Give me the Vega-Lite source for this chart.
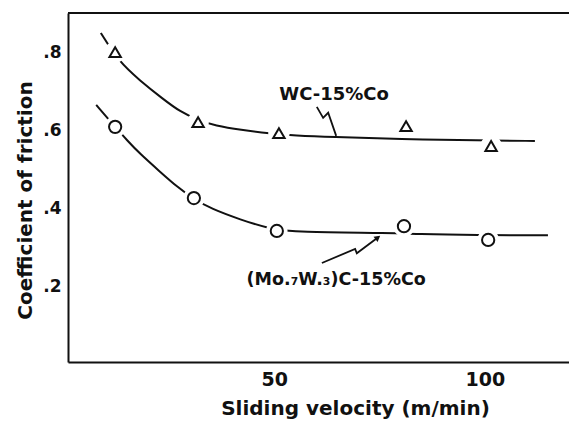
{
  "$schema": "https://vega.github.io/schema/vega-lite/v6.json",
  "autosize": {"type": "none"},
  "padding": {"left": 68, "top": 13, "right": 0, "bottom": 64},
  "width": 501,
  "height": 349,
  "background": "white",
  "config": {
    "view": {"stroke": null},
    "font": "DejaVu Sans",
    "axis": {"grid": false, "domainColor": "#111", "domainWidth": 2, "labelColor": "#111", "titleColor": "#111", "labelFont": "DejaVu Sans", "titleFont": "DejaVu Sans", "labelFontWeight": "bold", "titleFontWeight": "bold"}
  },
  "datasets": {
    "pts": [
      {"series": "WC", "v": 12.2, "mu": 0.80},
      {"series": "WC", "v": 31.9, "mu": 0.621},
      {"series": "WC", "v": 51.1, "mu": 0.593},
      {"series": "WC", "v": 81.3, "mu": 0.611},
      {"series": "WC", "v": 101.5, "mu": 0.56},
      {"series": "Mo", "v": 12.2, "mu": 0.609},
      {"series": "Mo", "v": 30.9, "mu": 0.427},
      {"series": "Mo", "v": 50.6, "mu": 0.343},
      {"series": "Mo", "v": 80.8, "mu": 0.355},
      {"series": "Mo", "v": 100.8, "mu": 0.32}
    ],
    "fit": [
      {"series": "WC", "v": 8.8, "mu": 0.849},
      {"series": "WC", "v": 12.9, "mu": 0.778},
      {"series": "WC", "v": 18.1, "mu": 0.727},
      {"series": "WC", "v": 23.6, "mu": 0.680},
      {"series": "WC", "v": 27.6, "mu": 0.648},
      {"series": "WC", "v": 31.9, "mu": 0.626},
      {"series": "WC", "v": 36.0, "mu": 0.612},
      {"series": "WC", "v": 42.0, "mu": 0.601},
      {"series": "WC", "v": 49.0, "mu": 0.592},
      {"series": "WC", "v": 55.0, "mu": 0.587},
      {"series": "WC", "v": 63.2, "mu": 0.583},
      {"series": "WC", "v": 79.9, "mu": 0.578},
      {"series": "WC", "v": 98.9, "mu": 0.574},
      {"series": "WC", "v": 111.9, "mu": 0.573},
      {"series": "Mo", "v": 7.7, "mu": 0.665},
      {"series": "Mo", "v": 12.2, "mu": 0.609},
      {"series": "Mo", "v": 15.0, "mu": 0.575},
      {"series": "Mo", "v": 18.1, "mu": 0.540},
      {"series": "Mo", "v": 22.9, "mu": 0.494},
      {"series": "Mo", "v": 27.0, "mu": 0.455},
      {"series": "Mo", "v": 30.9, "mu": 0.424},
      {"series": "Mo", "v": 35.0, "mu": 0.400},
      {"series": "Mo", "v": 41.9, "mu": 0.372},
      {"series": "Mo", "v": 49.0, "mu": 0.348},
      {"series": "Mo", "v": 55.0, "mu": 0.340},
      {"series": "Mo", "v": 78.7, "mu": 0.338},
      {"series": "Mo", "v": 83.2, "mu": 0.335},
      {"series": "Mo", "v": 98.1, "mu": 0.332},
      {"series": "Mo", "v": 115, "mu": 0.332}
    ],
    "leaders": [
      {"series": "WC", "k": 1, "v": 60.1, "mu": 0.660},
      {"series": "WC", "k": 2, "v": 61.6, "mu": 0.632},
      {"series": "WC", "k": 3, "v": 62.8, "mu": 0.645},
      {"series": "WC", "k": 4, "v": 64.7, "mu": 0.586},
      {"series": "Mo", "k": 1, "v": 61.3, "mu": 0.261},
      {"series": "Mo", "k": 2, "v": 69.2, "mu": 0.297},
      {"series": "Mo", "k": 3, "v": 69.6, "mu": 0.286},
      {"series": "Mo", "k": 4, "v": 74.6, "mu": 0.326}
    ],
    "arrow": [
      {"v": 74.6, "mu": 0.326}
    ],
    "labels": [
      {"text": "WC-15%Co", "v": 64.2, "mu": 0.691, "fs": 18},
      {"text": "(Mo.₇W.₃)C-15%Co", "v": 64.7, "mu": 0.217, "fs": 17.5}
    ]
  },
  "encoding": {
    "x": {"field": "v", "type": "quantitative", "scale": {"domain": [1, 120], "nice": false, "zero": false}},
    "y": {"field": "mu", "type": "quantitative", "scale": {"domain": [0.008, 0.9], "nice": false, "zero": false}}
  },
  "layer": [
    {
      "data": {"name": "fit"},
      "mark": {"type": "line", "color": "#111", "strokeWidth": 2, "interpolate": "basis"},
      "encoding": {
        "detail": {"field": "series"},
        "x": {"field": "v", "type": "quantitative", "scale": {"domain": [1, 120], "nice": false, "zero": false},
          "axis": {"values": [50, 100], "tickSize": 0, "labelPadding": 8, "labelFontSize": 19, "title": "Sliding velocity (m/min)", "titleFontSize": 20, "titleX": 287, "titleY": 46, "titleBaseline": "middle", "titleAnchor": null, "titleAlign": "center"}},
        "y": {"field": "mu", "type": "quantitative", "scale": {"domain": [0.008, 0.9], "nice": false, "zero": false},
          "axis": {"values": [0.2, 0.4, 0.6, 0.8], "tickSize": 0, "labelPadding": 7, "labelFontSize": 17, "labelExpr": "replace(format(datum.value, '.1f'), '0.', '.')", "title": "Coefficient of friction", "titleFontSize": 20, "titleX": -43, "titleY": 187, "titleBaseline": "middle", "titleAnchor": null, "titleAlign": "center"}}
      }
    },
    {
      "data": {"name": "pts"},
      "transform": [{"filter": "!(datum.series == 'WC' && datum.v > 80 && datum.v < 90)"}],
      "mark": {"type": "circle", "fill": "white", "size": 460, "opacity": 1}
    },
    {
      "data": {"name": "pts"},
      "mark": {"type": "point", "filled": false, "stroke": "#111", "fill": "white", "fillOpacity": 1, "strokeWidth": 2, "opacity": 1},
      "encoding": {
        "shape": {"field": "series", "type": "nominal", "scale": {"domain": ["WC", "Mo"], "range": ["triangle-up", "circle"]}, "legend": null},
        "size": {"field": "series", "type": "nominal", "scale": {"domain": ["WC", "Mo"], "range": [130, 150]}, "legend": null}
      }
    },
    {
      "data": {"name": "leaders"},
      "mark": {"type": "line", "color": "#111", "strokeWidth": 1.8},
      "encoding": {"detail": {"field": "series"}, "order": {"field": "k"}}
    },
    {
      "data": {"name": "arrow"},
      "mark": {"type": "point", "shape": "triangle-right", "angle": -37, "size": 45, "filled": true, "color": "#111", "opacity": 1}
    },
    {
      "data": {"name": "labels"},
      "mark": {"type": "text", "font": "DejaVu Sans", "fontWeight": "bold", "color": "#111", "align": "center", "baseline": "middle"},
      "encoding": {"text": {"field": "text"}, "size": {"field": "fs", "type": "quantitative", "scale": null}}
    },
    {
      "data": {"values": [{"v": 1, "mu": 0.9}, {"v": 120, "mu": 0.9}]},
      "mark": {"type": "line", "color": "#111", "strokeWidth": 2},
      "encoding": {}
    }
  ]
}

********

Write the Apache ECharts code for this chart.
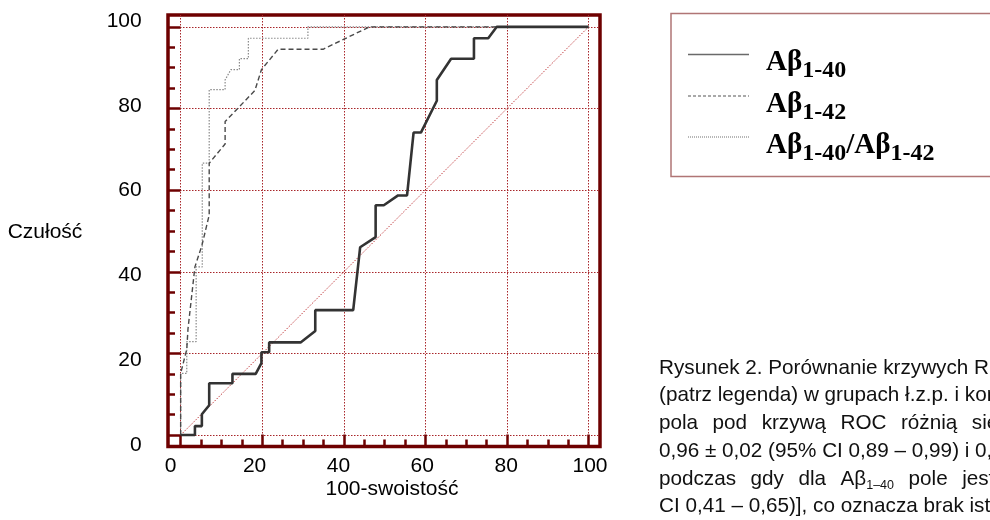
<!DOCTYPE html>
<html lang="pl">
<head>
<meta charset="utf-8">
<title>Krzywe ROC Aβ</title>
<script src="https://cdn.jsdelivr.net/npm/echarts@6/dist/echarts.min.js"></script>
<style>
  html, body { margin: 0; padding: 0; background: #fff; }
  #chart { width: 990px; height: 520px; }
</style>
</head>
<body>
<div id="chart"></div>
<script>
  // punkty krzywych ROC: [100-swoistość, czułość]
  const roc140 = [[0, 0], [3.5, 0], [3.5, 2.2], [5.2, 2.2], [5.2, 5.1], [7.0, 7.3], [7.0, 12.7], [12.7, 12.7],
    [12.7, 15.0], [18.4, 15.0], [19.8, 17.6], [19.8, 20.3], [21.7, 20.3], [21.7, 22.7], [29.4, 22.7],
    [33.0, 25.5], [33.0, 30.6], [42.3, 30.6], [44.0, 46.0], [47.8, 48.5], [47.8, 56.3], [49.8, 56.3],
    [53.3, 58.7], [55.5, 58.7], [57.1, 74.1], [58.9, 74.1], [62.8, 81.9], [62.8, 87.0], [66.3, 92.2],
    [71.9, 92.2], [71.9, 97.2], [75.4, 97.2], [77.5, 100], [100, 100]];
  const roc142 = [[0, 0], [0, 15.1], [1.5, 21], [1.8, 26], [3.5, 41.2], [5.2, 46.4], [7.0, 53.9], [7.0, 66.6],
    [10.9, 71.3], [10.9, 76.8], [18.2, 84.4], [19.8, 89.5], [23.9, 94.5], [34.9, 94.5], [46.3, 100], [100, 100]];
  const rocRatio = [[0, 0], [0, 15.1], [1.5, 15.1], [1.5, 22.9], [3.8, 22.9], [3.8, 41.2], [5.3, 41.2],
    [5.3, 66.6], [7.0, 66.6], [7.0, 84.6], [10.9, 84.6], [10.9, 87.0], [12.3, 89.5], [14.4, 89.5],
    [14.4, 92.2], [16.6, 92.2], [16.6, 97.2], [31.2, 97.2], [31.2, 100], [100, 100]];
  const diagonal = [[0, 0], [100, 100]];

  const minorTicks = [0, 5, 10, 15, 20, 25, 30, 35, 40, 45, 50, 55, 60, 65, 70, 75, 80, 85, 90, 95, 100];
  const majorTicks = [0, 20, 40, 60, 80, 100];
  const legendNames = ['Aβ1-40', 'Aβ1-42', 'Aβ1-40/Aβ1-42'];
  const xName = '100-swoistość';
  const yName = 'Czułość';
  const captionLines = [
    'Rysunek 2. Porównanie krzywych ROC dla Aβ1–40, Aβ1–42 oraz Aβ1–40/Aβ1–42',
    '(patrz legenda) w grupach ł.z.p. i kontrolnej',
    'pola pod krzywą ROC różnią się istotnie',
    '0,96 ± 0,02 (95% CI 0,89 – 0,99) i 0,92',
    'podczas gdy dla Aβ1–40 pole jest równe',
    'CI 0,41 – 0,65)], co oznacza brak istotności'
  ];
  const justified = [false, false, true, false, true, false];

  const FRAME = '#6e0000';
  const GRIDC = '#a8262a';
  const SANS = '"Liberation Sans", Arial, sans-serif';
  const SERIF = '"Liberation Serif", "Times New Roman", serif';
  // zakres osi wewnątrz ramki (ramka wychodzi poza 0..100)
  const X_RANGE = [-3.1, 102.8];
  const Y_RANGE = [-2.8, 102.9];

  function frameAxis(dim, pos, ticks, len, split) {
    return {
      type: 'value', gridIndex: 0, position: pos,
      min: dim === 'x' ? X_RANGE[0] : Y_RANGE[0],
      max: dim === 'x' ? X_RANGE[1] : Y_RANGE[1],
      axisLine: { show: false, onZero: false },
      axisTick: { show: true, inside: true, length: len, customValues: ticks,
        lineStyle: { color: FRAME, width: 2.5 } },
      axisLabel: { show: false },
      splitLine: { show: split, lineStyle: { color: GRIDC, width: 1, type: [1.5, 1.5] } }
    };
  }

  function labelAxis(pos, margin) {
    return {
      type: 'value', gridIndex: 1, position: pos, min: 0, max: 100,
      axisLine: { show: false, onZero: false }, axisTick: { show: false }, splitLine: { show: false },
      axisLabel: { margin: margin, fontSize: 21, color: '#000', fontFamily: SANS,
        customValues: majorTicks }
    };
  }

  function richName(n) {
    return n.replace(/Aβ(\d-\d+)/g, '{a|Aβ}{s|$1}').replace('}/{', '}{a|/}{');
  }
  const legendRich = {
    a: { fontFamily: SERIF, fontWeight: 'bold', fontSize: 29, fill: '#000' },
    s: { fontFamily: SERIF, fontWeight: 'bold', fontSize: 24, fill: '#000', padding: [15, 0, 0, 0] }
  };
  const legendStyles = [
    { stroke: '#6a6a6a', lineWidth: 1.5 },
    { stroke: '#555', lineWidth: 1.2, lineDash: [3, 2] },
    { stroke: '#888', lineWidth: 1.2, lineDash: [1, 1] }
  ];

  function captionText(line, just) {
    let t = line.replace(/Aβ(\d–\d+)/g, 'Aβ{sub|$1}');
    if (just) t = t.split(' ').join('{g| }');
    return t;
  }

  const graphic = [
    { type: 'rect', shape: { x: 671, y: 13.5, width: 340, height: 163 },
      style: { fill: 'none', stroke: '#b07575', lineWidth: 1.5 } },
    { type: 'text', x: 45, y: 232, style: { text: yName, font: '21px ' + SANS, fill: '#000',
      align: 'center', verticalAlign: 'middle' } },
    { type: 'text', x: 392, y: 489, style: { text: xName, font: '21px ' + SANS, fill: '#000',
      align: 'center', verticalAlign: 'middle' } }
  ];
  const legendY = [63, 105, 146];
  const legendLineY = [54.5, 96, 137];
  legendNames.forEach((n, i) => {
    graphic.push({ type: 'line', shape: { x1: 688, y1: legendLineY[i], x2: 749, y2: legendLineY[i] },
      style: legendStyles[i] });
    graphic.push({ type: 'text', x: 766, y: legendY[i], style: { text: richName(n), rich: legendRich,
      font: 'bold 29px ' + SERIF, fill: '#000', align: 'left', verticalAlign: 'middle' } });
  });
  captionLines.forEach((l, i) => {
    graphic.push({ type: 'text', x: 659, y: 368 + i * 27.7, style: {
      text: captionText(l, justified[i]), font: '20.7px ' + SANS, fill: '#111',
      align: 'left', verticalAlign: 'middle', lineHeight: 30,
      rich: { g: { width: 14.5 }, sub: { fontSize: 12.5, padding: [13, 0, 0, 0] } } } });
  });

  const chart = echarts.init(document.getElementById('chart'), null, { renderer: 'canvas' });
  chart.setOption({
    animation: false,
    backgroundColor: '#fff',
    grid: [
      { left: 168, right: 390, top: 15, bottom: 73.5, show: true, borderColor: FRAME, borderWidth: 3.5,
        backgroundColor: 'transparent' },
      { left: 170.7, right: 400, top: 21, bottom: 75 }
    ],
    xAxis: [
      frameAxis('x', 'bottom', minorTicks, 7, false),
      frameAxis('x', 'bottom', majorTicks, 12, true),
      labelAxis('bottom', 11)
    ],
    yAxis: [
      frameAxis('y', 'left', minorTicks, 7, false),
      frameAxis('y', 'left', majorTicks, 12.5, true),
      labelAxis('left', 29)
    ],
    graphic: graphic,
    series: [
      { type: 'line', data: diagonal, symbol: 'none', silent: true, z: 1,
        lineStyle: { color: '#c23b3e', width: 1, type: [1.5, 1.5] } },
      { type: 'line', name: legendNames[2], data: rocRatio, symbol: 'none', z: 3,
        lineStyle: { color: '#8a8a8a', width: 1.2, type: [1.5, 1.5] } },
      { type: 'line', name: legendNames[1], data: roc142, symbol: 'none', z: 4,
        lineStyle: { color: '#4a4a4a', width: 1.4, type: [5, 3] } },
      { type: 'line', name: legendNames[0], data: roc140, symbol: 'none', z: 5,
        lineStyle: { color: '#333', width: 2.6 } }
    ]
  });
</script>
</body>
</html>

********

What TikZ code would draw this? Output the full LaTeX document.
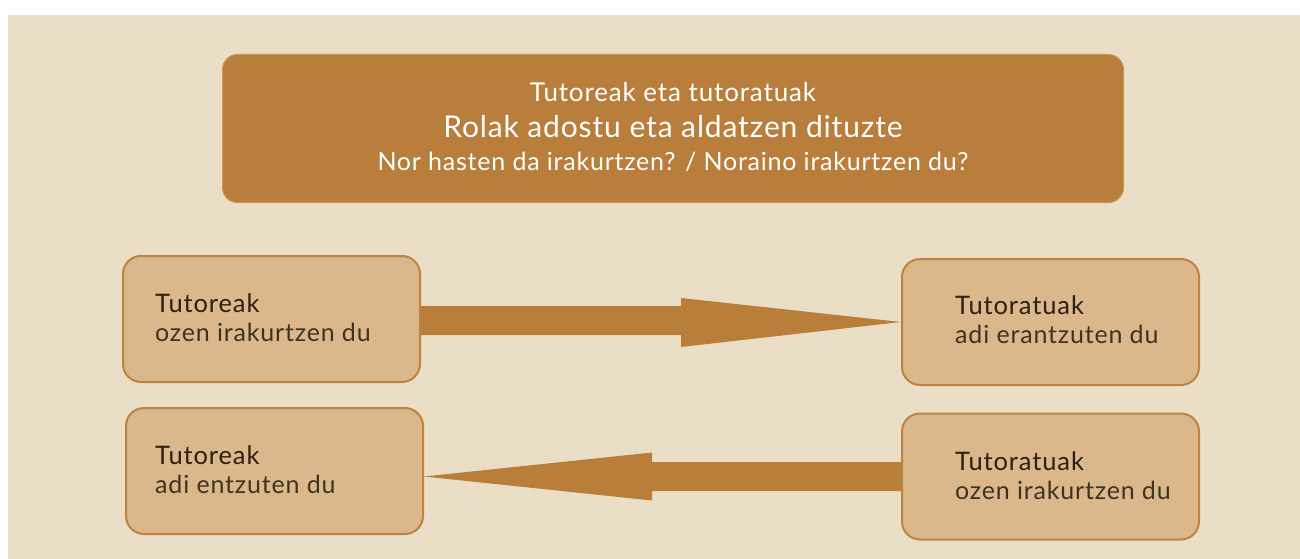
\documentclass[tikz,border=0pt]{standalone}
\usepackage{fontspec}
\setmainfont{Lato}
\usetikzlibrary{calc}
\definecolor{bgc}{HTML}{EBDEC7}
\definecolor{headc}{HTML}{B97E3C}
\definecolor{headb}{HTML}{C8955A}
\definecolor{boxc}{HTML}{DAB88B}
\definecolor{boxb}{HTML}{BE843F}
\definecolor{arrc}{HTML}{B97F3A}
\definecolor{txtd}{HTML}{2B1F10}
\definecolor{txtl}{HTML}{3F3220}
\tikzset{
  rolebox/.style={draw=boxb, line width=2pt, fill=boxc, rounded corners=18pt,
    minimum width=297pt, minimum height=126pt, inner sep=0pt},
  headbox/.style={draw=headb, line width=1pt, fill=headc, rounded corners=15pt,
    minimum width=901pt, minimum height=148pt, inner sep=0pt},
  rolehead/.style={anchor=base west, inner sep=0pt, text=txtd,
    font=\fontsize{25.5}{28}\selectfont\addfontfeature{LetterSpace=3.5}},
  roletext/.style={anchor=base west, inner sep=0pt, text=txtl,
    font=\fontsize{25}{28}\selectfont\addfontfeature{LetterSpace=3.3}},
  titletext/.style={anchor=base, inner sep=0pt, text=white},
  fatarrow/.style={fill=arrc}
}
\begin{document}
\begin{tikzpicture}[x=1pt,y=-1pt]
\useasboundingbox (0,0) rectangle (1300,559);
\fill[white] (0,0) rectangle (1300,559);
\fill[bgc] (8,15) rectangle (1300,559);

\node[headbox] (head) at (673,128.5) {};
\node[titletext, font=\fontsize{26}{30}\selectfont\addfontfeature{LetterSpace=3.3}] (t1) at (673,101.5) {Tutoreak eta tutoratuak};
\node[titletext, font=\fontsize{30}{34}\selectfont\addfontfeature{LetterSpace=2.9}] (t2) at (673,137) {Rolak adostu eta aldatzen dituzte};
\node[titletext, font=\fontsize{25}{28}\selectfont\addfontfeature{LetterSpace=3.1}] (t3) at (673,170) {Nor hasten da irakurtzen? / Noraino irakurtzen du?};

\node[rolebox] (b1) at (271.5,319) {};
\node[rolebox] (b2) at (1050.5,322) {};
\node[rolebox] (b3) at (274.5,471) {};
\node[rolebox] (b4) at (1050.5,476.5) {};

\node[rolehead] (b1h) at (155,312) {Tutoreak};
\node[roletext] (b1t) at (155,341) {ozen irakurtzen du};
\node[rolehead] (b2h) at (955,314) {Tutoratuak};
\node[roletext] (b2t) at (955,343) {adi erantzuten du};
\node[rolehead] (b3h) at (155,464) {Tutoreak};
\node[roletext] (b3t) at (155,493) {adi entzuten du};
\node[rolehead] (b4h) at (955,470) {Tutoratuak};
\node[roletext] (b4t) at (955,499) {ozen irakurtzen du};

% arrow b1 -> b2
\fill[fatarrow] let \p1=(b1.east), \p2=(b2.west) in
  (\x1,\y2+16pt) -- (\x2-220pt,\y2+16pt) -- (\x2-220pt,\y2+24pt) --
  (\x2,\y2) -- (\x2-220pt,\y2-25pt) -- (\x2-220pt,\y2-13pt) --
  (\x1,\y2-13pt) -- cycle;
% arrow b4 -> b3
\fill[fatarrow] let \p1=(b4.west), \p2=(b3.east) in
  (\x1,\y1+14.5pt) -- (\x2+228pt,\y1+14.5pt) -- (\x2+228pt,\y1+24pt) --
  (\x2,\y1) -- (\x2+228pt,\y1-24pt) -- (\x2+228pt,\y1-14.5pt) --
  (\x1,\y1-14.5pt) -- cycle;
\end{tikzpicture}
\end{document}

********

§ Work instructions
Of the lines above, quote exactly those from the one with "What TikZ code" through the one with "(b4) at (1050.5,476.5)", ends included; pictures stay out.

§ Solution to the problem
What TikZ code would draw this? Output the full LaTeX document.
\documentclass[tikz,border=0pt]{standalone}
\usepackage{fontspec}
\setmainfont{Lato}
\usetikzlibrary{calc}
\definecolor{bgc}{HTML}{EBDEC7}
\definecolor{headc}{HTML}{B97E3C}
\definecolor{headb}{HTML}{C8955A}
\definecolor{boxc}{HTML}{DAB88B}
\definecolor{boxb}{HTML}{BE843F}
\definecolor{arrc}{HTML}{B97F3A}
\definecolor{txtd}{HTML}{2B1F10}
\definecolor{txtl}{HTML}{3F3220}
\tikzset{
  rolebox/.style={draw=boxb, line width=2pt, fill=boxc, rounded corners=18pt,
    minimum width=297pt, minimum height=126pt, inner sep=0pt},
  headbox/.style={draw=headb, line width=1pt, fill=headc, rounded corners=15pt,
    minimum width=901pt, minimum height=148pt, inner sep=0pt},
  rolehead/.style={anchor=base west, inner sep=0pt, text=txtd,
    font=\fontsize{25.5}{28}\selectfont\addfontfeature{LetterSpace=3.5}},
  roletext/.style={anchor=base west, inner sep=0pt, text=txtl,
    font=\fontsize{25}{28}\selectfont\addfontfeature{LetterSpace=3.3}},
  titletext/.style={anchor=base, inner sep=0pt, text=white},
  fatarrow/.style={fill=arrc}
}
\begin{document}
\begin{tikzpicture}[x=1pt,y=-1pt]
\useasboundingbox (0,0) rectangle (1300,559);
\fill[white] (0,0) rectangle (1300,559);
\fill[bgc] (8,15) rectangle (1300,559);

\node[headbox] (head) at (673,128.5) {};
\node[titletext, font=\fontsize{26}{30}\selectfont\addfontfeature{LetterSpace=3.3}] (t1) at (673,101.5) {Tutoreak eta tutoratuak};
\node[titletext, font=\fontsize{30}{34}\selectfont\addfontfeature{LetterSpace=2.9}] (t2) at (673,137) {Rolak adostu eta aldatzen dituzte};
\node[titletext, font=\fontsize{25}{28}\selectfont\addfontfeature{LetterSpace=3.1}] (t3) at (673,170) {Nor hasten da irakurtzen? / Noraino irakurtzen du?};

\node[rolebox] (b1) at (271.5,319) {};
\node[rolebox] (b2) at (1050.5,322) {};
\node[rolebox] (b3) at (274.5,471) {};
\node[rolebox] (b4) at (1050.5,476.5) {};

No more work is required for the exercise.